There are many stopping and starting events. You can just as easily have a network event start NMCap capturing. You can also start/stop after a given amount of time with the "/TimeAfter" parameter. In this case you supply a number and units, like "/TimeAfter 30 mintues". Or instead of a time delta, you can specify and absolute time instead, for example "/Time 10:30:00 am 9/10/2006". The format of the time depends on your locale settings.

Capture File Output, creating chained captures

When you specify the capture file name with the "/File" parameter, you tell NMcap what type of capture file you want by the extension you add to the file. If you use a ".cap" extension we save the data to a single capture file and limit the size to 20 Megs. But you can change the default size by adding a colon and the size after the file. For example, "/File t.cap:50M", sets the max file size to 50Megs. Once we reach this limit we do continue to capture, but the file doesn't grow anymore.

But if you want chained captures, you can use the ".chn" extension. Again you can specify the size of each chained file with the colon. When you use chained capture files, it names each by attaching parens with a number in between which tells you the sequence in the list of capture files. So for example, "/file t.chn:1M", will create files t(1).chn and t(2).chn, and so on. Each capture file will be 1 Meg in size.
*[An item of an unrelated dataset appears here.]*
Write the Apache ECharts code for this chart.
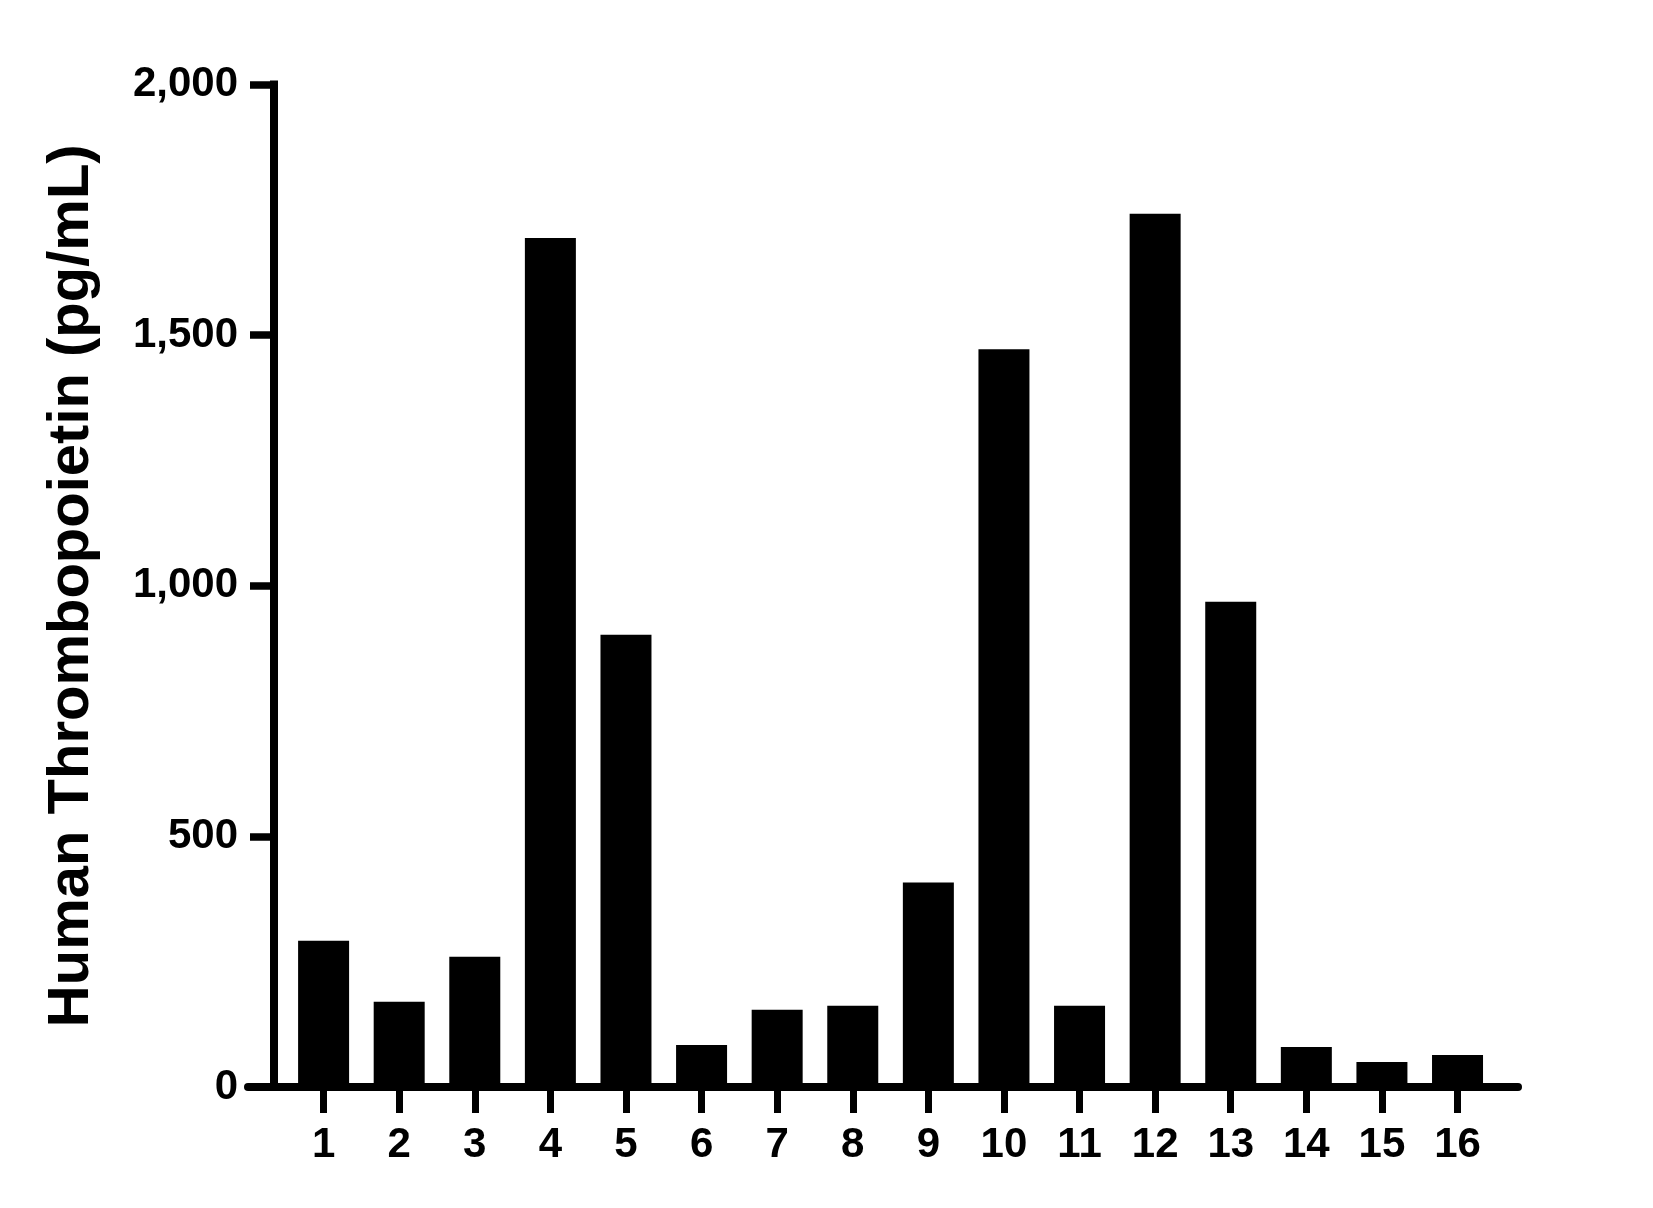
<!DOCTYPE html>
<html>
<head>
<meta charset="utf-8">
<script src="https://cdn.jsdelivr.net/npm/echarts@6/dist/echarts.min.js"></script>
<style>
  html, body { margin: 0; padding: 0; background: #fff; }
  #chart { width: 1653px; height: 1208px; }
</style>
</head>
<body>
<div id="chart"></div>
<script>
// sample numbers on the x axis
const samples = [1, 2, 3, 4, 5, 6, 7, 8, 9, 10, 11, 12, 13, 14, 15, 16];
// thrombopoietin values (pg/mL)
const values = [292, 170, 260, 1694, 902, 84, 154, 162, 408, 1472, 162, 1742, 968, 80, 50, 64];
// y axis ticks
const yTicks = [0, 500, 1000, 1500, 2000];

const FONT = "'Liberation Sans', Arial, sans-serif";

const chart = echarts.init(document.getElementById("chart"));

const option = {
  backgroundColor: "#fff",
  animation: false,
  grid: { left: 248, right: 135, top: 84.5, bottom: 121 },
  xAxis: {
    type: "value",
    min: 0,
    max: 16.8,
    interval: 1,
    splitLine: { show: false },
    axisLine: { show: true, lineStyle: { color: "#000", width: 8 } },
    axisTick: { show: true, length: 26, customValues: samples, lineStyle: { color: "#000", width: 7 } },
    axisLabel: {
      customValues: samples,
      margin: 37,
      color: "#000",
      fontSize: 42,
      fontWeight: "bold",
      fontFamily: FONT,
    },
  },
  yAxis: {
    type: "value",
    min: yTicks[0],
    max: yTicks[yTicks.length - 1],
    interval: 500,
    offset: -26,
    name: "Human Thrombopoietin (pg/mL)",
    nameLocation: "middle",
    nameGap: 173,
    nameTextStyle: { color: "#000", fontSize: 58, fontWeight: "bold", fontFamily: FONT },
    splitLine: { show: false },
    axisLine: { show: true, lineStyle: { color: "#000", width: 8, cap: "square" } },
    axisTick: { show: true, length: 24, lineStyle: { color: "#000", width: 7.5 } },
    axisLabel: {
      margin: 36,
      color: "#000",
      fontSize: 42,
      fontWeight: "bold",
      fontFamily: FONT,
      formatter: (v) => v.toLocaleString("en-US"),
    },
  },
  series: [
    {
      type: "bar",
      data: samples.map((s, i) => [s, values[i]]),
      barWidth: 51,
      itemStyle: { color: "#000" },
      z: 1,
    },
  ],
};

chart.setOption(option);
</script>
</body>
</html>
Cool NMCap trick, using another capture file as the input source

NMCap also allows you to accept a capture file as input. This can be useful for cleansing your traces before you use them. Or you could also parse traffic by different ports or by IP addresses. The following example takes all the traffic going to 10.0.0.1 in the trace test.cap, and puts the resulting traffic in c1.cap.

NMCap /InputCapture test.cap /capture Ipv4.Address == 10.0.0.1 /file c1.cap

Seeing more examples

NMCap with the "/examples" switch will show you some more examples that should help you understand how to use the various parameters. With the host of capturing options, you should be able to fulfill most of your capturing needs.